Exercise prompt: Print exactly the lines below between the line containing "Recreate this image" and the line containing "Chart.register(...registerables);", counting both of those lines. Leave pictures out.

Figure scripts:

========================================

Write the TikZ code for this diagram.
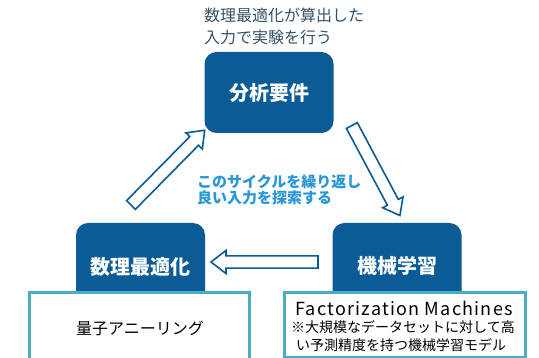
\documentclass[tikz,border=0pt]{standalone}
\usepackage{fontspec}
\setmainfont{Noto Sans CJK JP}
\usetikzlibrary{shapes.arrows}
\definecolor{boxblue}{RGB}{10,91,150}
\definecolor{toptext}{RGB}{52,82,105}
\definecolor{cyctext}{RGB}{40,150,215}
\definecolor{framecol}{RGB}{75,172,198}
\tikzset{
  darkbox/.style={draw=none, fill=boxblue, rounded corners=12pt, minimum width=129pt, minimum height=82pt, inner sep=0pt},
  boxlabel/.style={text=white, font=\fontsize{20}{22}\selectfont\bfseries},
  whitebox/.style={draw=framecol, line width=2.5pt, fill=white, inner sep=0pt},
  hollowarrow/.style={single arrow, draw=boxblue, fill=white, line width=1.6pt, minimum width=23pt, single arrow head extend=5pt, single arrow tip angle=75, inner xsep=0pt, inner ysep=5pt}
}
\begin{document}
\begin{tikzpicture}[x=1pt,y=-1pt]
\useasboundingbox (0,0) rectangle (539,358);
% top box
\node[darkbox, minimum height=81pt] (req) at (269,92.5) {};
\node[boxlabel] (reqlbl) at (req.center) {分析要件};
% bottom left
\node[darkbox, minimum height=100pt] (opt) at (140.5,273) {};
\node[boxlabel] (optlbl) at (140.5,267) {数理最適化};
% bottom right
\node[darkbox, minimum height=100pt] (ml) at (397,273) {};
\node[boxlabel] (mllbl) at (397,266) {機械学習};
% white boxes
\node[whitebox, minimum width=220pt, minimum height=80pt, anchor=north west] (qa) at (28,291.5) {};
\node[font=\fontsize{16}{19}\selectfont] (qalbl) at (140,328) {量子アニーリング};
\node[whitebox, minimum width=241pt, minimum height=65pt, anchor=north west] (fm) at (283,291.5) {};
\node[font=\fontsize{18}{20}\selectfont\addfontfeatures{LetterSpace=7}, inner sep=0pt, anchor=base] (fmlbl) at (404,316) {Factorization Machines};
\node[font=\fontsize{14}{15}\selectfont, inner sep=0pt] (fmnote1) at (403,327.5) {※大規模なデータセットに対して高};
\node[font=\fontsize{14}{15}\selectfont, inner sep=0pt] (fmnote2) at (401,345) {い予測精度を持つ機械学習モデル};
% top text
\node[anchor=west, align=left, text=toptext, font=\fontsize{16}{22}\selectfont, inner sep=0pt] (note) at (204,26) {数理最適化が算出した\\入力で実験を行う};
% cycle text
\node[anchor=west, align=left, text=cyctext, font=\fontsize{15}{16.5}\selectfont\bfseries, inner sep=0pt] (cycle) at (197,190) {このサイクルを繰り返し\\良い入力を探索する};
% arrows
\node[hollowarrow, minimum height=105pt, rotate=45.4] (a1) at (165,170.5) {};
\node[hollowarrow, minimum height=102pt, rotate=-61.9] (a2) at (374,167) {};
\node[hollowarrow, minimum height=107pt, rotate=180] (a3) at (268.5,262) {};
\end{tikzpicture}
\end{document}
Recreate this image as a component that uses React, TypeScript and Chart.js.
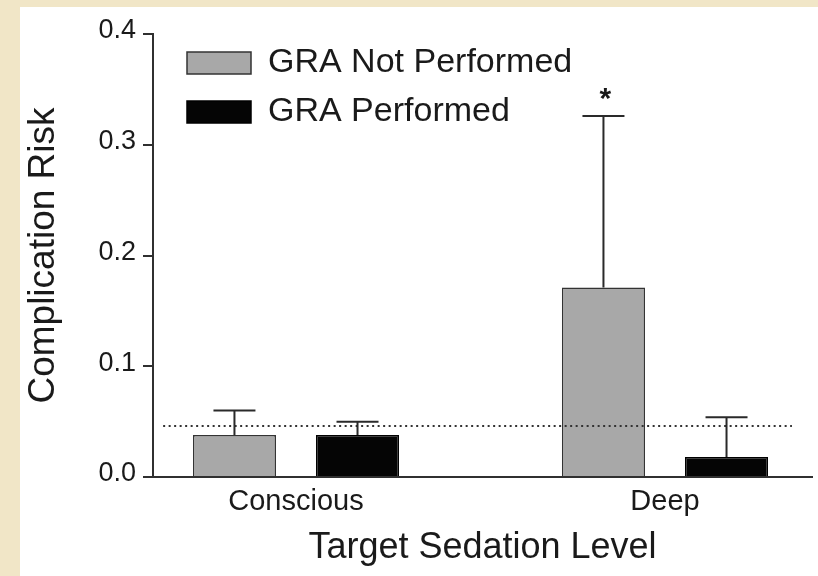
import React, { useEffect, useRef } from 'react';
import { Chart, registerables } from 'chart.js';

Chart.register(...registerables);

// ---- data ----
const categories = ['Conscious', 'Deep'];
const categoryPositions = [1, 2];
const seriesLabels = ['GRA Not Performed', 'GRA Performed'];
const notPerformed = [0.038, 0.171];
const performed = [0.038, 0.018];
const notPerformedErr = [0.022, 0.155];
const performedErr = [0.012, 0.036];
const notPerformedMarks = ['', '*'];
const performedMarks = ['', ''];
const yTicks = [0, 0.1, 0.2, 0.3, 0.4];
const refLineValue = 0.046;
const refLineSpan = [0.64, 2.344];
const xRange = [0.6125, 2.3984];

const FONT = '"Liberation Sans", Arial, Helvetica, sans-serif';
const TEXT = '#1a1a1a';
const AXIS = '#303030';

const errorBarPlugin = {
  id: 'errorBars',
  afterDatasetsDraw(chart: any) {
    const ctx = chart.ctx;
    const yScale = chart.scales.y;
    chart.data.datasets.forEach((ds: any, di: number) => {
      if (!ds.errors) return;
      const meta = chart.getDatasetMeta(di);
      meta.data.forEach((bar: any, i: number) => {
        const v = ds.data[i].y;
        const top = yScale.getPixelForValue(v + ds.errors[i]);
        ctx.save();
        ctx.strokeStyle = '#2a2a2a';
        ctx.lineWidth = 2;
        ctx.beginPath();
        ctx.moveTo(bar.x, bar.y);
        ctx.lineTo(bar.x, top);
        ctx.moveTo(bar.x - 21, top);
        ctx.lineTo(bar.x + 21, top);
        ctx.stroke();
        const mark = ds.marks ? ds.marks[i] : '';
        if (mark) {
          ctx.fillStyle = TEXT;
          ctx.font = `bold 30px ${FONT}`;
          ctx.textAlign = 'center';
          ctx.textBaseline = 'alphabetic';
          ctx.fillText(mark, bar.x + 2, top - 8);
        }
        ctx.restore();
      });
    });
  },
};

const legendPlacePlugin = {
  id: 'legendPlace',
  afterLayout(chart: any) {
    const lg = chart.legend;
    if (!lg) return;
    lg.left = chart.chartArea.left + 19;
    lg.top = chart.chartArea.top - 3;
  },
};

export default function App() {
  const ref = useRef<HTMLCanvasElement | null>(null);

  useEffect(() => {
    if (!ref.current) return;
    Chart.defaults.font.family = FONT;
    const chart = new Chart(ref.current, {
      type: 'bar',
      data: {
        datasets: [
          {
            type: 'bar',
            label: seriesLabels[0],
            data: categoryPositions.map((x, i) => ({ x, y: notPerformed[i] })),
            backgroundColor: '#a8a8a8',
            borderColor: '#333333',
            borderWidth: 1.5,
            categoryPercentage: 0.667,
            barPercentage: 0.675,
            errors: notPerformedErr,
            marks: notPerformedMarks,
          } as any,
          {
            type: 'bar',
            label: seriesLabels[1],
            data: categoryPositions.map((x, i) => ({ x, y: performed[i] })),
            backgroundColor: '#050505',
            borderColor: '#000000',
            borderWidth: 1.5,
            categoryPercentage: 0.667,
            barPercentage: 0.675,
            errors: performedErr,
            marks: performedMarks,
          } as any,
          {
            type: 'line',
            label: 'reference',
            data: refLineSpan.map((x) => ({ x, y: refLineValue })),
            borderColor: '#333333',
            borderWidth: 2,
            borderDash: [2, 3.5],
            pointRadius: 0,
            order: -1,
          } as any,
        ],
      },
      options: {
        responsive: false,
        maintainAspectRatio: false,
        animation: false,
        layout: { padding: { top: 34, right: 6, left: 0, bottom: 0 } },
        plugins: {
          tooltip: { enabled: false },
          legend: {
            position: 'chartArea',
            align: 'start',
            labels: {
              filter: (item: any) => item.datasetIndex < 2,
              boxWidth: 64,
              boxHeight: 22,
              padding: 15,
              color: TEXT,
              font: { size: 34 },
            },
          },
        },
        scales: {
          x: {
            type: 'linear',
            offset: false,
            min: xRange[0],
            max: xRange[1],
            bounds: 'data',
            afterFit: (s: any) => {
              s.height = 99;
            },
            afterBuildTicks: (s: any) => {
              s.ticks = categoryPositions.map((v) => ({ value: v }));
            },
            ticks: {
              callback: (_v: any, i: number) => categories[i],
              font: { size: 29 },
              color: TEXT,
              padding: 8,
              maxRotation: 0,
              autoSkip: false,
            },
            grid: { display: false, drawTicks: false, offset: false },
            border: { display: true, color: AXIS, width: 2 },
            title: {
              display: true,
              text: 'Target Sedation Level',
              font: { size: 36 },
              color: TEXT,
              padding: { top: 0, bottom: 6 },
            },
          },
          y: {
            min: 0,
            max: 0.4,
            afterFit: (s: any) => {
              s.width = 153;
            },
            afterBuildTicks: (s: any) => {
              s.ticks = yTicks.map((v) => ({ value: v }));
            },
            ticks: {
              callback: (v: any) => Number(v).toFixed(1),
              font: { size: 27 },
              color: TEXT,
              padding: 7,
              labelOffset: -3,
            },
            grid: { drawOnChartArea: false, drawTicks: true, tickLength: 10, color: AXIS, lineWidth: 2 },
            border: { display: true, color: AXIS, width: 2 },
            title: {
              display: true,
              text: 'Complication Risk',
              font: { size: 37 },
              color: TEXT,
              padding: { top: 22, bottom: 0 },
            },
          },
        },
      } as any,
      plugins: [errorBarPlugin, legendPlacePlugin],
    });
    return () => chart.destroy();
  }, []);

  return (
    <div style={{ position: 'absolute', left: 0, top: 0, width: 818, height: 576, background: '#f1e6c7', overflow: 'hidden' }}>
      <div style={{ position: 'absolute', left: 20, top: 7, right: 0, bottom: 0, background: '#ffffff' }} />
      <canvas ref={ref} width={818} height={576} style={{ position: 'absolute', left: 0, top: 0, width: 818, height: 576 }} />
    </div>
  );
}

========================================

Output:
Recreate this image as a component that uses React, TypeScript and Chart.js.
import React, { useEffect, useRef } from 'react';
import { Chart, registerables } from 'chart.js';

Chart.register(...registerables);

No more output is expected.